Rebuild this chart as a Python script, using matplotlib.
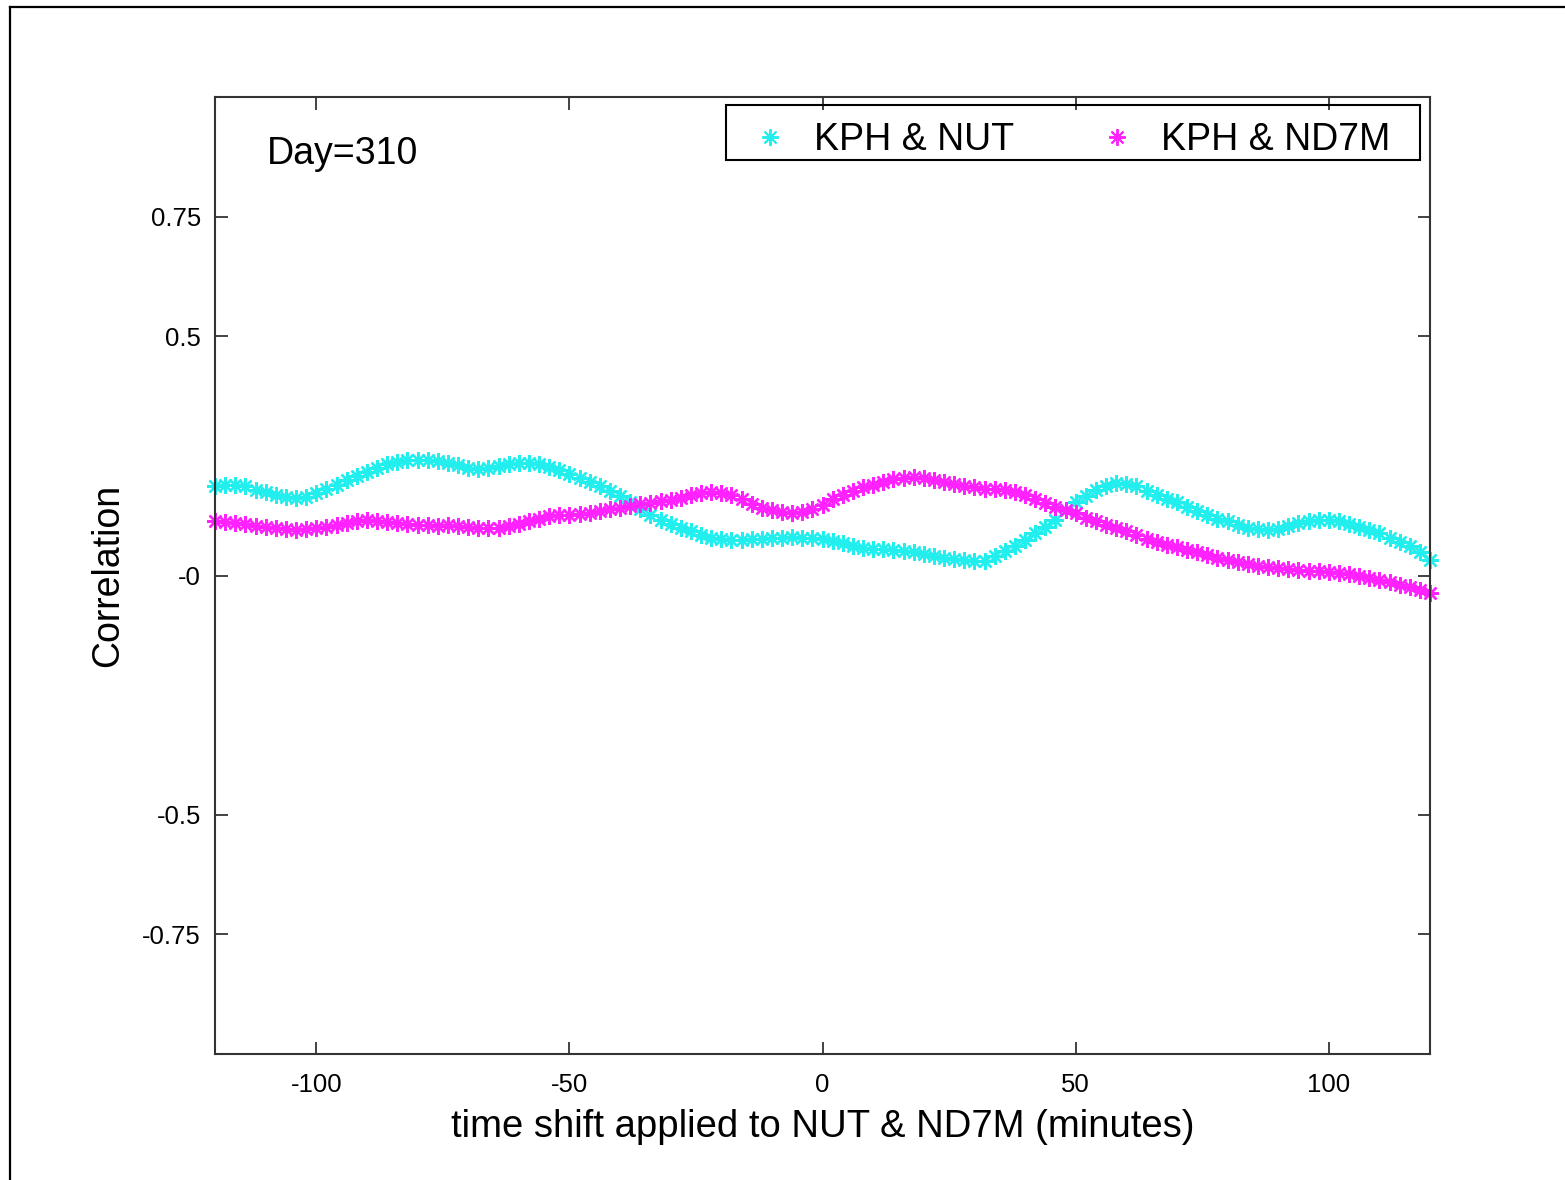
import matplotlib
matplotlib.use("Agg")
import matplotlib.pyplot as plt
from matplotlib.lines import Line2D
from matplotlib.patches import Rectangle
import numpy as np

plt.rcParams['font.family'] = ['Liberation Sans', 'DejaVu Sans']

# time shift (minutes)
shift = list(range(-120, 121, 2))

kph_nut = [
    0.186, 0.189, 0.190, 0.186, 0.179, 0.174, 0.168, 0.164, 0.162, 0.165,
    0.172, 0.181, 0.190, 0.199, 0.207, 0.216, 0.225, 0.233, 0.238, 0.241,
    0.242, 0.241, 0.240, 0.236, 0.230, 0.225, 0.223, 0.224, 0.228, 0.233,
    0.235, 0.236, 0.232, 0.227, 0.220, 0.213, 0.204, 0.195, 0.186, 0.177,
    0.166, 0.153, 0.139, 0.127, 0.116, 0.107, 0.100, 0.092, 0.085, 0.079,
    0.076, 0.075, 0.075, 0.076, 0.077, 0.078, 0.079, 0.080, 0.079, 0.078,
    0.076, 0.073, 0.067, 0.062, 0.058, 0.056, 0.055, 0.054, 0.052, 0.049,
    0.045, 0.041, 0.037, 0.034, 0.032, 0.030, 0.031, 0.040, 0.052, 0.062,
    0.075, 0.088, 0.101, 0.117, 0.136, 0.153, 0.166, 0.178, 0.188, 0.193,
    0.192, 0.186, 0.177, 0.168, 0.160, 0.153, 0.143, 0.134, 0.126, 0.119,
    0.113, 0.106, 0.100, 0.097, 0.096, 0.098, 0.104, 0.110, 0.114, 0.116,
    0.117, 0.113, 0.108, 0.102, 0.096, 0.088, 0.079, 0.070, 0.061, 0.049,
    0.033,
]

kph_nd7m = [
    0.113, 0.112, 0.110, 0.107, 0.104, 0.101, 0.099, 0.097, 0.096, 0.097,
    0.099, 0.102, 0.106, 0.110, 0.113, 0.115, 0.114, 0.111, 0.109, 0.107,
    0.106, 0.105, 0.104, 0.105, 0.104, 0.101, 0.100, 0.099, 0.100, 0.103,
    0.108, 0.113, 0.119, 0.124, 0.126, 0.127, 0.129, 0.131, 0.134, 0.138,
    0.142, 0.146, 0.149, 0.151, 0.155, 0.158, 0.163, 0.168, 0.172, 0.174,
    0.173, 0.168, 0.160, 0.150, 0.141, 0.136, 0.133, 0.131, 0.133, 0.140,
    0.148, 0.159, 0.168, 0.177, 0.184, 0.189, 0.195, 0.201, 0.204, 0.206,
    0.204, 0.200, 0.196, 0.192, 0.188, 0.184, 0.181, 0.180, 0.178, 0.174,
    0.168, 0.160, 0.152, 0.144, 0.137, 0.130, 0.121, 0.113, 0.105, 0.099,
    0.092, 0.085, 0.077, 0.070, 0.063, 0.059, 0.054, 0.049, 0.043, 0.037,
    0.032, 0.028, 0.024, 0.020, 0.017, 0.015, 0.013, 0.011, 0.010, 0.009,
    0.008, 0.006, 0.003, -0.001, -0.005, -0.009, -0.014, -0.019, -0.024, -0.030,
    -0.036,
]

series_labels = ["KPH & NUT", "KPH & ND7M"]
series_colors = ["#22EEEE", "#FF22FF"]

xticks = [-100, -50, 0, 50, 100]
xticklabels = ["-100", "-50", "0", "50", "100"]
yticks = [-0.75, -0.5, 0, 0.5, 0.75]
yticklabels = ["-0.75", "-0.5", "-0", "0.5", "0.75"]

W, H = 1565, 1180
fig = plt.figure(figsize=(W / 100, H / 100), dpi=100)
ax = fig.add_axes([215 / W, 1 - 1054 / H, (1430 - 215) / W, (1054 - 97) / H])

ast = (8, 2, 0)
for ys, lab, col in zip([kph_nut, kph_nd7m], series_labels, series_colors):
    ax.plot(shift, ys, linestyle='none', marker=ast, markersize=12,
            markeredgewidth=1.7, color=col, label=lab, clip_on=False)

ax.set_xlim(-120, 120)
ax.set_ylim(-1, 1)
ax.set_xticks(xticks)
ax.set_xticklabels(xticklabels)
ax.set_yticks(yticks)
ax.set_yticklabels(yticklabels)
ax.tick_params(direction='in', length=9, width=1.2, top=True, right=True,
               labelsize=18.5, colors='#222222', labelcolor='black')
ax.tick_params(axis='x', pad=14)
ax.tick_params(axis='y', pad=10)
for s in ax.spines.values():
    s.set_linewidth(1.5)
    s.set_color('#333333')

ax.set_xlabel("time shift applied to NUT & ND7M (minutes)", fontsize=27.5, labelpad=8)
ax.set_ylabel("Correlation", fontsize=27, labelpad=12)

ax.text(0.043, 0.940, "Day=310", transform=ax.transAxes, fontsize=27,
        ha='left', va='center')

handles = [Line2D([], [], linestyle='none', marker=ast, markersize=12,
                  markeredgewidth=1.4, color=c) for c in series_colors]
leg = ax.legend(handles, series_labels, loc='upper left',
                bbox_to_anchor=(0.4206, 0.9832),
                ncol=2, fontsize=27, frameon=False,
                borderaxespad=0, handlelength=1.84, handletextpad=0.25,
                columnspacing=1.83, borderpad=0.25)
ax.add_patch(Rectangle((0.4206, 0.9342), 0.5712, 0.0574, transform=ax.transAxes,
                       facecolor='none', edgecolor='black', linewidth=1.5,
                       clip_on=False, zorder=5))

# outer frame (left and top visible)
fig.add_artist(Line2D([10 / W, 10 / W], [0, 1 - 7 / H], transform=fig.transFigure,
                      color='black', linewidth=1.6))
fig.add_artist(Line2D([10 / W, 1], [1 - 7 / H, 1 - 7 / H], transform=fig.transFigure,
                      color='black', linewidth=1.6))

fig.savefig("out.png", dpi=100)
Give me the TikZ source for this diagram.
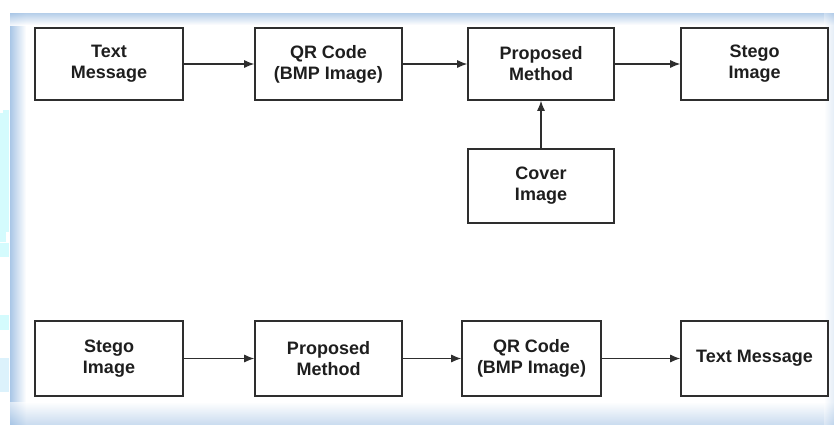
\documentclass[tikz,border=0pt]{standalone}
\usepackage{fontspec}
\setmainfont{Liberation Sans}
\usetikzlibrary{arrows.meta}
\definecolor{edgeblue}{HTML}{A9C6E6}
\definecolor{sidecyan}{HTML}{D4FBFD}
\definecolor{sidelight}{HTML}{DCF2FC}
\definecolor{boxline}{HTML}{2E2E2E}
\definecolor{txt}{HTML}{1E1E1E}
\tikzset{
  stagebox/.style={draw=boxline, line width=1.6pt, fill=white, inner sep=0pt,
    align=center, text=txt,
    font=\fontsize{18}{21}\selectfont\bfseries},
  flow/.style={draw=boxline, line width=1.1pt, -{Latex[length=10pt,width=8pt]}},
}
\begin{document}
\begin{tikzpicture}[x=1pt,y=-1pt]
\useasboundingbox (0,0) rectangle (834,424);
% cyan strips beside the panel
\fill[sidecyan] (0,113) rectangle (9,232);
\fill[sidecyan] (3,110) rectangle (9,113);
\fill[sidecyan] (0,232) rectangle (6,242);
\fill[sidecyan] (0,243) rectangle (9,257);
\fill[sidecyan] (0,315) rectangle (9,330);
\fill[sidelight] (0,358) rectangle (9,392);
% panel with soft blue edges
\fill[white] (10,13) rectangle (834,424);
\shade[left color=edgeblue, right color=white] (10,13) rectangle (26,424);
\shade[top color=edgeblue, bottom color=white, opacity=0.85] (10,13) rectangle (834,25);
\shade[top color=white, bottom color=edgeblue, opacity=0.6] (10,402) rectangle (834,424);
\shade[left color=white, right color=edgeblue, opacity=0.3] (824,13) rectangle (834,424);
% encoding chain
\node[stagebox, minimum width=148, minimum height=72] (msg1) at (109,64) {Text\\Message};
\node[stagebox, minimum width=147, minimum height=72] (qr1) at (328.5,64) {QR Code\\(BMP Image)};
\node[stagebox, minimum width=146, minimum height=72] (pm1) at (541,64) {Proposed\\Method};
\node[stagebox, minimum width=147, minimum height=72] (st1) at (754.5,64) {Stego\\Image};
\node[stagebox, minimum width=146, minimum height=74] (cov) at (541,186) {Cover\\Image};
% decoding chain
\node[stagebox, minimum width=148, minimum height=75] (st2) at (109,358.5) {Stego\\Image};
\node[stagebox, minimum width=147, minimum height=75] (pm2) at (328.5,358.5) {Proposed\\Method};
\node[stagebox, minimum width=139, minimum height=75] (qr2) at (531.5,358.5) {QR Code\\(BMP Image)};
\node[stagebox, minimum width=147, minimum height=75] (msg2) at (754.5,358.5) {Text Message};
% connectors
\draw[flow] (msg1) -- (qr1);
\draw[flow] (qr1) -- (pm1);
\draw[flow] (pm1) -- (st1);
\draw[flow] (cov) -- (pm1);
\draw[flow] (st2) -- (pm2);
\draw[flow] (pm2) -- (qr2);
\draw[flow] (qr2) -- (msg2);
\end{tikzpicture}
\end{document}
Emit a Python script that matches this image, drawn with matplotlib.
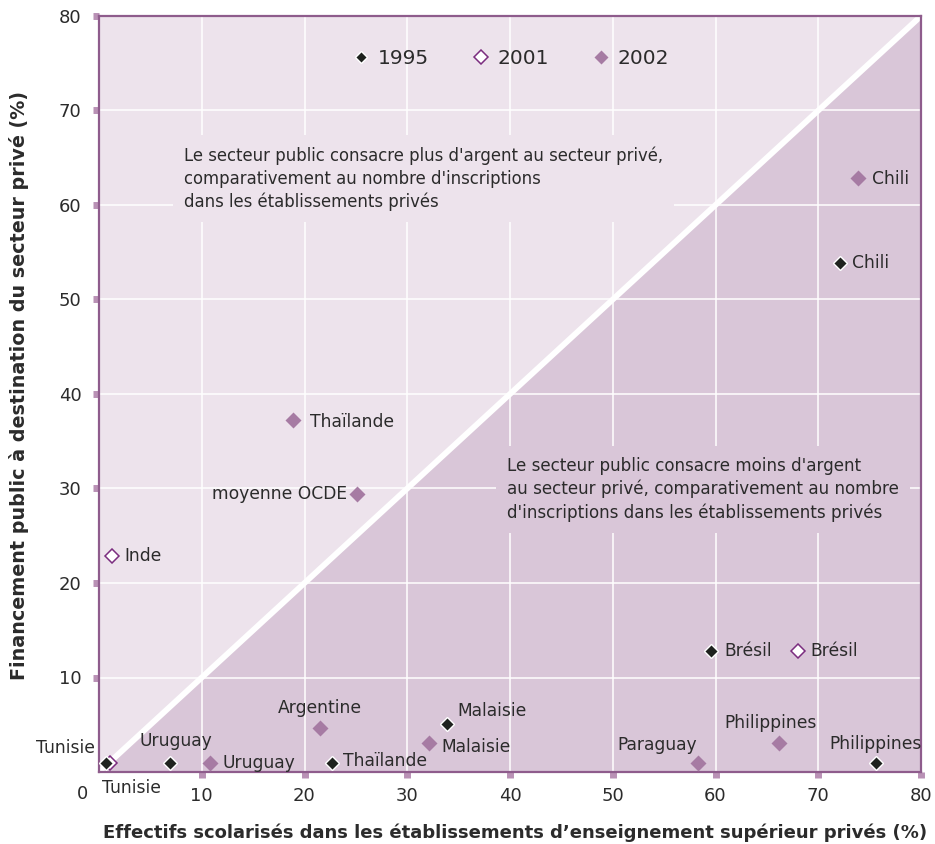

## Exercise instructions
Begin at the first line of the entries above and return each line exactly, stopping after the line that contains "plt.rcParams['font.family'] = ['Liberation". Pictures do not belong in the copy.

## The output
Rebuild this chart as a Python script, using matplotlib.
import matplotlib
matplotlib.use("Agg")
import matplotlib.pyplot as plt
from matplotlib.lines import Line2D
from matplotlib.patches import Rectangle
import numpy as np

plt.rcParams['font.family'] = ['Liberation Sans', 'DejaVu Sans']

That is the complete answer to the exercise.